Short problem =
Restate, exactly and without pictures, the lines from the start of the listing below through the line holding "const ambientPeak = [578, 1.59];".

** Begin **

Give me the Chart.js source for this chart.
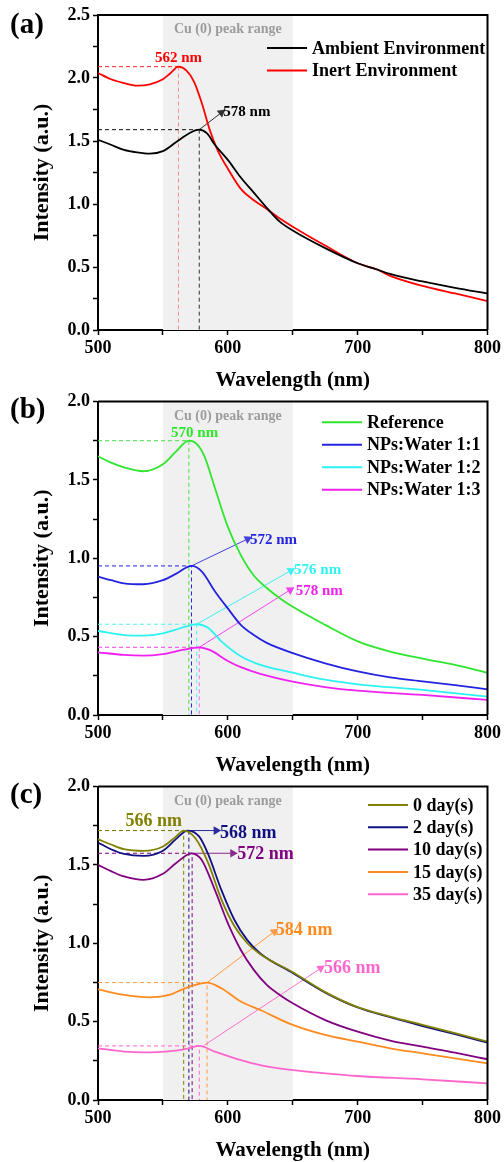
<!DOCTYPE html>
<html>
<head>
<meta charset="utf-8">
<script src="https://cdn.jsdelivr.net/npm/chart.js@4.4.1/dist/chart.umd.min.js"></script>
<style>
html, body { margin: 0; padding: 0; background: #fff; overflow: hidden; }
#wrap { position: relative; width: 504px; height: 1162px; }
canvas { position: absolute; left: 0; }
</style>
</head>
<body>
<div id="wrap">
  <canvas id="pa" width="504" height="395" style="top:0px"></canvas>
  <canvas id="pb" width="504" height="395" style="top:385px"></canvas>
  <canvas id="pc" width="504" height="395" style="top:770px"></canvas>
</div>
<script>
const FONT = '"Liberation Serif", "Times New Roman", serif';

// ---- (a) ambient vs inert ----
const ambientWl = [500, 510, 520, 530, 540, 550, 560, 570, 578, 584, 590, 600, 610, 620, 630, 640, 650, 675, 700, 715, 725, 750, 775, 800];
const ambientI  = [1.51, 1.47, 1.43, 1.41, 1.40, 1.42, 1.49, 1.56, 1.59, 1.56, 1.47, 1.35, 1.21, 1.09, 0.97, 0.86, 0.79, 0.65, 0.53, 0.48, 0.445, 0.385, 0.335, 0.29];
const inertWl = [500, 510, 520, 530, 540, 550, 556, 562, 568, 574, 580, 586, 592, 600, 610, 620, 630, 640, 650, 675, 700, 715, 725, 750, 775, 800];
const inertI  = [2.04, 1.99, 1.96, 1.94, 1.95, 1.99, 2.04, 2.09, 2.06, 1.97, 1.80, 1.59, 1.43, 1.28, 1.12, 1.03, 0.96, 0.885, 0.82, 0.67, 0.53, 0.48, 0.43, 0.35, 0.29, 0.23];
const inertPeak = [562, 2.09];
const ambientPeak = [578, 1.59];

// ---- (b) dilution ----
const refWl = [500, 510, 520, 535, 550, 560, 570, 576, 582, 590, 600, 610, 620, 630, 640, 650, 675, 700, 725, 750, 775, 800];
const refI  = [1.65, 1.61, 1.58, 1.555, 1.60, 1.68, 1.75, 1.73, 1.65, 1.45, 1.20, 1.02, 0.89, 0.81, 0.745, 0.69, 0.575, 0.47, 0.405, 0.36, 0.32, 0.27];
const w11Wl = [500, 510, 520, 535, 550, 560, 572, 580, 590, 600, 610, 620, 630, 650, 675, 700, 725, 750, 775, 800];
const w11I  = [0.883, 0.86, 0.84, 0.834, 0.86, 0.90, 0.951, 0.915, 0.79, 0.68, 0.575, 0.51, 0.46, 0.395, 0.33, 0.278, 0.24, 0.215, 0.19, 0.164];
const w12Wl = [500, 520, 535, 550, 560, 568, 576, 585, 595, 610, 625, 650, 675, 700, 750, 800];
const w12I  = [0.536, 0.51, 0.506, 0.52, 0.545, 0.565, 0.579, 0.555, 0.47, 0.375, 0.32, 0.27, 0.225, 0.196, 0.16, 0.117];
const w13Wl = [500, 520, 535, 550, 565, 578, 586, 600, 610, 625, 650, 675, 700, 750, 800];
const w13I  = [0.40, 0.383, 0.379, 0.389, 0.415, 0.432, 0.415, 0.345, 0.305, 0.262, 0.213, 0.178, 0.155, 0.128, 0.096];
const refPeak = [570, 1.75];
const w11Peak = [572, 0.951];
const w12Peak = [576, 0.579];
const w13Peak = [578, 0.432];

// ---- (c) ageing ----
const d0Wl = [500, 510, 520, 535, 550, 560, 566, 575, 585, 595, 605, 615, 625, 650, 675, 700, 725, 750, 775, 800];
const d0I  = [1.664, 1.63, 1.60, 1.589, 1.617, 1.68, 1.719, 1.67, 1.51, 1.28, 1.11, 1.0, 0.93, 0.815, 0.688, 0.592, 0.532, 0.479, 0.426, 0.372];
const d2Wl = [500, 510, 520, 535, 550, 560, 569, 578, 585, 595, 605, 615, 625, 650, 675, 700, 725, 750, 775, 800];
const d2I  = [1.643, 1.60, 1.57, 1.557, 1.59, 1.664, 1.719, 1.68, 1.565, 1.34, 1.15, 1.02, 0.935, 0.81, 0.685, 0.59, 0.528, 0.472, 0.42, 0.366];
const d10Wl = [500, 510, 520, 535, 550, 560, 572, 580, 590, 600, 610, 620, 630, 640, 650, 675, 700, 725, 750, 775, 800];
const d10I  = [1.50, 1.46, 1.426, 1.404, 1.443, 1.51, 1.574, 1.53, 1.34, 1.128, 0.957, 0.83, 0.734, 0.67, 0.617, 0.51, 0.436, 0.379, 0.34, 0.302, 0.26];
const d15Wl = [500, 520, 540, 555, 565, 575, 584, 595, 610, 625, 650, 675, 700, 725, 750, 775, 800];
const d15I  = [0.706, 0.67, 0.655, 0.67, 0.706, 0.734, 0.749, 0.713, 0.628, 0.574, 0.479, 0.415, 0.372, 0.33, 0.298, 0.266, 0.234];
const d35Wl = [500, 520, 540, 560, 570, 578, 590, 610, 625, 650, 675, 700, 750, 800];
const d35I  = [0.33, 0.309, 0.304, 0.315, 0.33, 0.345, 0.309, 0.255, 0.223, 0.191, 0.17, 0.153, 0.132, 0.106];
const d0Peak = [566, 1.719];
const d2Peak = [570, 1.719];
const d10Peak = [572.5, 1.574];
const d15Peak = [584, 0.749];
const d35Peak = [578, 0.345];

const bandRange = [550, 650];
const xLabelTicks = [500, 600, 700, 800];

function pts(xs, ys) { return xs.map((x, i) => ({ x: x, y: ys[i] })); }

function curve(label, color, xs, ys) {
  return { label: label, data: pts(xs, ys), borderColor: color, borderWidth: 1.8,
    pointRadius: 0, cubicInterpolationMode: 'monotone', fill: false, isSeries: true };
}

function guide(color, vColor, peak) {
  return { data: [{ x: 500, y: peak[1] }, { x: peak[0], y: peak[1] }, { x: peak[0], y: 0 }],
    borderColor: color, borderWidth: 1, borderDash: [4, 3], pointRadius: 0, tension: 0,
    segment: { borderColor: c => c.p0DataIndex === 1 ? vColor : color } };
}

function arrow(color, from, to) {
  return { data: [{ x: from[0], y: from[1] }, { x: to[0], y: to[1] }],
    borderColor: color, backgroundColor: color, borderWidth: 1, tension: 0,
    pointRadius: [0, 5], pointBorderWidth: 0, pointStyle: 'triangle',
    pointRotation: ctx => {
      const d = ctx.dataset.data, sx = ctx.chart.scales.x, sy = ctx.chart.scales.y;
      const dx = sx.getPixelForValue(d[1].x) - sx.getPixelForValue(d[0].x);
      const dy = sy.getPixelForValue(d[1].y) - sy.getPixelForValue(d[0].y);
      return Math.atan2(dx, -dy) * 180 / Math.PI;
    } };
}

const decor = {
  id: 'decor',
  beforeDatasetsDraw(chart) {
    const { ctx, chartArea: a, scales: { x } } = chart;
    const x0 = x.getPixelForValue(bandRange[0]), x1 = x.getPixelForValue(bandRange[1]);
    ctx.save();
    ctx.fillStyle = '#f0f0f0';
    ctx.fillRect(x0, a.top, x1 - x0, a.bottom - a.top);
    ctx.fillStyle = '#9c9c9c';
    ctx.font = 'bold 14px ' + FONT;
    ctx.textAlign = 'center';
    ctx.textBaseline = 'middle';
    ctx.fillText('Cu (0) peak range', (x0 + x1) / 2, a.top + 14.5);
    ctx.restore();
  },
  afterDraw(chart, args, o) {
    const { ctx, chartArea: a, scales: { x, y } } = chart;
    ctx.save();
    // frame
    ctx.strokeStyle = '#000';
    ctx.lineWidth = 2;
    ctx.beginPath();
    ctx.moveTo(a.left, a.top);
    ctx.lineTo(a.right, a.top);
    ctx.lineTo(a.right, a.bottom);
    ctx.stroke();
    // panel letter
    ctx.fillStyle = '#000';
    ctx.font = 'bold 29px ' + FONT;
    ctx.textAlign = 'left';
    ctx.textBaseline = 'middle';
    ctx.fillText(o.letter, 10, 26);
    // legend
    ctx.font = 'bold 18px ' + FONT;
    chart.data.datasets.filter(d => d.isSeries).forEach((d, i) => {
      const ly = o.legend.y + i * o.legend.gap;
      ctx.strokeStyle = d.borderColor;
      ctx.lineWidth = 2;
      ctx.beginPath();
      ctx.moveTo(o.legend.x, ly);
      ctx.lineTo(o.legend.x + 40, ly);
      ctx.stroke();
      ctx.fillStyle = '#000';
      ctx.fillText(d.label, o.legend.x + 45, ly + 1);
    });
    // peak notes
    o.notes.forEach(n => {
      ctx.font = 'bold ' + n.size + 'px ' + FONT;
      ctx.fillStyle = n.color;
      ctx.textAlign = n.align;
      ctx.fillText(n.text, x.getPixelForValue(n.at[0]), y.getPixelForValue(n.at[1]));
    });
    ctx.restore();
  }
};

function makePanel(p) {
  const datasets = p.series.concat(p.arrows, p.guides);
  return new Chart(document.getElementById(p.el), {
    type: 'line',
    data: { datasets: datasets },
    plugins: [decor],
    options: {
      responsive: false,
      animation: false,
      devicePixelRatio: 1,
      layout: { padding: { top: p.top, right: 15, left: 0, bottom: 0 } },
      plugins: { legend: { display: false }, tooltip: { enabled: false },
        decor: { letter: p.letter, legend: p.legend, notes: p.notes } },
      scales: {
        x: {
          type: 'linear', min: 500, max: 800,
          afterFit: s => { s.height = 65; },
          ticks: { stepSize: 50, padding: 3, color: '#000', font: { family: FONT, size: 18, weight: 'bold' },
            callback: v => xLabelTicks.includes(v) ? String(v) : '' },
          grid: { drawOnChartArea: false, tickLength: 5, tickWidth: 1.5, tickColor: '#000' },
          border: { display: true, color: '#000', width: 2 },
          title: { display: true, text: 'Wavelength (nm)', color: '#000',
            font: { family: FONT, size: 21, weight: 'bold' }, padding: { top: 0, bottom: 1.4 } }
        },
        y: {
          min: 0, max: p.yMax,
          afterFit: s => { s.width = 98; },
          ticks: { stepSize: 0.25, padding: 3, color: '#000', font: { family: FONT, size: 18, weight: 'bold' },
            callback: v => Math.abs(v * 2 - Math.round(v * 2)) < 1e-6 ? v.toFixed(1) : '' },
          grid: { drawOnChartArea: false, tickLength: 5, tickWidth: 1.5, tickColor: '#000' },
          border: { display: true, color: '#000', width: 2 },
          title: { display: true, text: 'Intensity (a.u.)', color: '#000',
            font: { family: FONT, size: 22, weight: 'bold' }, padding: { top: 29, bottom: 0 } }
        }
      }
    }
  });
}

makePanel({
  el: 'pa', yMax: 2.5, top: 15, letter: '(a)',
  series: [curve('Ambient Environment', '#000000', ambientWl, ambientI),
           curve('Inert Environment', '#ff0000', inertWl, inertI)],
  guides: [guide('#ff2020', '#ff8a8a', inertPeak), guide('#111111', '#333333', ambientPeak)],
  arrows: [arrow('#333333', ambientPeak, [595, 1.725])],
  notes: [{ text: '562 nm', color: '#ff0000', at: [562, 2.16], align: 'center', size: 15 },
          { text: '578 nm', color: '#000000', at: [596.5, 1.73], align: 'left', size: 15 }],
  legend: { x: 267, y: 48, gap: 22.5 }
});

makePanel({
  el: 'pb', yMax: 2.0, top: 16.5, letter: '(b)',
  series: [curve('Reference', '#2ee62e', refWl, refI),
           curve('NPs:Water 1:1', '#2424e0', w11Wl, w11I),
           curve('NPs:Water 1:2', '#2ef2f2', w12Wl, w12I),
           curve('NPs:Water 1:3', '#f020f0', w13Wl, w13I)],
  guides: [guide('#44e044', '#44e044', refPeak), guide('#2424e0', '#2424e0', w11Peak),
           guide('#50f0f0', '#50f0f0', w12Peak), guide('#f040f0', '#f070f0', w13Peak)],
  arrows: [arrow('#4040e0', w11Peak, [615.3, 1.123]),
           arrow('#40f0f0', w12Peak, [648.5, 0.921]),
           arrow('#f040f0', w13Peak, [648, 0.798])],
  notes: [{ text: '570 nm', color: '#2ee62e', at: [574.4, 1.80], align: 'center', size: 15 },
          { text: '572 nm', color: '#2424e0', at: [617, 1.113], align: 'left', size: 15 },
          { text: '576 nm', color: '#2ef2f2', at: [651, 0.926], align: 'left', size: 15 },
          { text: '578 nm', color: '#f020f0', at: [652.3, 0.79], align: 'left', size: 15 }],
  legend: { x: 322, y: 37.3, gap: 22.5 }
});

makePanel({
  el: 'pc', yMax: 2.0, top: 16.5, letter: '(c)',
  series: [curve('0 day(s)', '#808000', d0Wl, d0I),
           curve('2 day(s)', '#101080', d2Wl, d2I),
           curve('10 day(s)', '#800080', d10Wl, d10I),
           curve('15 day(s)', '#ff8a1e', d15Wl, d15I),
           curve('35 day(s)', '#ff66cc', d35Wl, d35I)],
  guides: [guide('#808000', '#808000', d0Peak), guide('#101080', '#101080', d2Peak),
           guide('#800080', '#800080', d10Peak), guide('#ff9a40', '#ff9a40', d15Peak),
           guide('#ff66cc', '#ff66cc', d35Peak)],
  arrows: [arrow('#2a2a9a', d2Peak, [591, 1.719]),
           arrow('#8a2a8a', d10Peak, [603.8, 1.574]),
           arrow('#ff9a40', d15Peak, [635.7, 1.074]),
           arrow('#ff70cc', [582, 0.35], [671.5, 0.84])],
  notes: [{ text: '566 nm', color: '#808000', at: [543, 1.777], align: 'center', size: 18 },
          { text: '568 nm', color: '#101080', at: [594, 1.70], align: 'left', size: 18 },
          { text: '572 nm', color: '#800080', at: [607.3, 1.564], align: 'left', size: 18 },
          { text: '584 nm', color: '#ff8a1e', at: [637, 1.08], align: 'left', size: 18 },
          { text: '566 nm', color: '#ff66cc', at: [674, 0.84], align: 'left', size: 18 }],
  legend: { x: 368, y: 35, gap: 22.3 }
});
</script>
</body>
</html>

** End **

Result below =
Give me the Chart.js source for this chart.
<!DOCTYPE html>
<html>
<head>
<meta charset="utf-8">
<script src="https://cdn.jsdelivr.net/npm/chart.js@4.4.1/dist/chart.umd.min.js"></script>
<style>
html, body { margin: 0; padding: 0; background: #fff; overflow: hidden; }
#wrap { position: relative; width: 504px; height: 1162px; }
canvas { position: absolute; left: 0; }
</style>
</head>
<body>
<div id="wrap">
  <canvas id="pa" width="504" height="395" style="top:0px"></canvas>
  <canvas id="pb" width="504" height="395" style="top:385px"></canvas>
  <canvas id="pc" width="504" height="395" style="top:770px"></canvas>
</div>
<script>
const FONT = '"Liberation Serif", "Times New Roman", serif';

// ---- (a) ambient vs inert ----
const ambientWl = [500, 510, 520, 530, 540, 550, 560, 570, 578, 584, 590, 600, 610, 620, 630, 640, 650, 675, 700, 715, 725, 750, 775, 800];
const ambientI  = [1.51, 1.47, 1.43, 1.41, 1.40, 1.42, 1.49, 1.56, 1.59, 1.56, 1.47, 1.35, 1.21, 1.09, 0.97, 0.86, 0.79, 0.65, 0.53, 0.48, 0.445, 0.385, 0.335, 0.29];
const inertWl = [500, 510, 520, 530, 540, 550, 556, 562, 568, 574, 580, 586, 592, 600, 610, 620, 630, 640, 650, 675, 700, 715, 725, 750, 775, 800];
const inertI  = [2.04, 1.99, 1.96, 1.94, 1.95, 1.99, 2.04, 2.09, 2.06, 1.97, 1.80, 1.59, 1.43, 1.28, 1.12, 1.03, 0.96, 0.885, 0.82, 0.67, 0.53, 0.48, 0.43, 0.35, 0.29, 0.23];
const inertPeak = [562, 2.09];
const ambientPeak = [578, 1.59];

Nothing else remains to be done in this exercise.